Wednesday, January 06, 2010

A New Year

I normally like new years. They’re an annual—if artificial—chance to start over, to reassess and try again and throw ourselves with renewed dedication and hope into the endless quest to make ourselves, our lives, our world a little bit better.

Yet I find myself approaching this new year with a strange sense of detachment somehow lacking the enthusiasm with which I normally embrace this ritual. Perhaps it’s because New Orleans is wrapped in a deep freeze that is killing my garden with an icy wind howling straight from the arctic to whip at my hibiscus and palms and the bare stems of my frangiapanis. Perhaps it’s because I’ve just said a stoic goodbye to my youngest, off for a grand adventure in London. Perhaps it’s because I’m watching my 92-year-old mother fail a little more with each passing day. I could blame the economy, the endless beating of war drums and the greed of politicians, but that will always be with us. Maybe I’m just in a funk. Maybe this year I’ll focus on the Chinese New Year, coming February 14. It’s going be the Year of the Tiger. Time to start practicing my roar.

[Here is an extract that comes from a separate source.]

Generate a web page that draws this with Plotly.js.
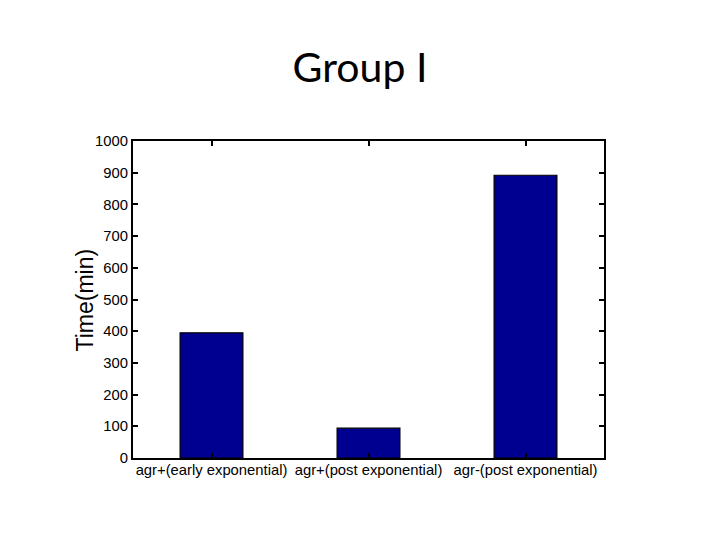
<!DOCTYPE html>
<html><head><meta charset="utf-8">
<script src="https://cdn.plot.ly/plotly-3.0.1.min.js"></script>
<style>body{margin:0;background:#fff}#c{width:720px;height:540px}</style>
</head><body><div id="c"></div>
<script>
const categories = ["agr+(early exponential)", "agr+(post exponential)", "agr-(post exponential)"];
const values = [395, 94, 892];
const yTicks = [0,100,200,300,400,500,600,700,800,900,1000];

const xs = categories.map((_, i) => i + 1);
Plotly.newPlot('c', [{
  type: 'bar', x: xs, y: values, width: 0.4,
  marker: {color: '#000090', line: {color: '#000000', width: 1.2}},
  hoverinfo: 'none'
}], {
  width: 720, height: 540,
  margin: {l: 133, r: 116, t: 141, b: 82},
  paper_bgcolor: '#fff', plot_bgcolor: '#fff',
  title: {text: 'Group I', x: 0.5, xanchor: 'center', y: 0.874, yanchor: 'middle',
          font: {family: 'Lato, "Open Sans", sans-serif', size: 41, color: '#000'}},
  showlegend: false,
  xaxis: {range: [0.5, 3.5], tickvals: xs, ticktext: categories,
          ticks: 'inside', ticklen: 5, tickwidth: 2, tickcolor: '#000',
          showline: true, linecolor: '#000', linewidth: 2, mirror: 'ticks',
          showgrid: false, zeroline: false, ticklabelstandoff: -3,
          tickfont: {family: '"Liberation Sans", Arial, sans-serif', size: 14.8, color: '#000'}},
  yaxis: {range: [0, 1000], tickvals: yTicks, ticktext: yTicks.map(String),
          ticks: 'inside', ticklen: 5, tickwidth: 2, tickcolor: '#000',
          showline: true, linecolor: '#000', linewidth: 2, mirror: 'ticks',
          showgrid: false, zeroline: false, ticklabelstandoff: 0,
          tickfont: {family: '"Liberation Sans", Arial, sans-serif', size: 14.8, color: '#000'}},
  annotations: [{text: 'Time(min)', textangle: -90, xref: 'paper', yref: 'paper',
                 x: -0.102, y: 0.5, xanchor: 'center', yanchor: 'middle', showarrow: false,
                 font: {family: '"Liberation Sans", Arial, sans-serif', size: 23, color: '#000'}}]
}, {staticPlot: true});
</script></body></html>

In the meantime, I’m stealing this New Year’s wish from Steve Malley, because Neil Gaiman has managed to capture the spirit I’m finding illusive at the moment:

“May your coming year be filled with magic and dreams and good madness. I hope you read some fine books, and kiss someone who thinks you're wonderful, and don't forget to make some art. Write, or draw, or build, or sing, or live, as only you can.

“May your coming year be a wonderful thing, in which you dream both dangerously and outrageously. I hope you'll make something that didn't exist before you made it; that you will be loved, and you will be liked; and you will have people to love and to like in return. And most importantly, because I think there should be more kindness and more wisdom in the world right now, I hope that you will, when you need to be, be wise, and that you will always be kind. And I hope that somewhere in the next year, you surprise yourself.”



Cheers, everyone.

9 comments:

Lainey said...

Awwww Candy. Your daughter's departure and your mother's rapid decline are enough to cause depression. But with the sustained, widespread cold, dark weather, I'm thinking SAD is not just for Scandinavians anymore! So many people I know across the country are really down now, longing for light, warmth, and Spring.

orannia said...

(((Candy)))

Lainey said...

Oh! Meant to say thanks for the adorable marmalade kitties image. Makes me want to put the kettle on for hot tea.

Charles Gramlich said...

A lot of things happening at once. Sometimes we just become emotionally drained. Right now I'm feeling pretty exhausted after the first day back to school. It takes a bit to get my sleep/wake cycles back to normal. Maybe the tiger will bring the energy when he comes.

cs harris said...

Lainey, I hadn't thought of it as depression but you may be right. And I do hate dark, cloudy days; all those rainy days in December probably took their toll on me.

Orannia, thank you.

Charles, Since I'm feeling like I missed something on January 1, I'm going to focus on the tiger.

Steve Malley said...

I'm going through much the same thing myself. Generally, I'm a fan of annual reassessment, but this year I'm just not in it.

Might just be having too many things hanging fire at once: Lately I've been running around busier than a one-legged man in an ass-kicking contest...

Anonymous said...

Bookmarked this. Sometimes non-standard due to you for sharing. Unequivocally value my time.

liz fenwick said...

Hope you are coming out of your blue funk. Thank you for sharing the beautiful thoughts.
lx

psI'm sure your daughter has plenty of contacts in london but if you need more email me.

cs harris said...

Steve, maybe that's a part of it: I'm just too busy to reflect.

Liz, thanks. I'll keep that in mind.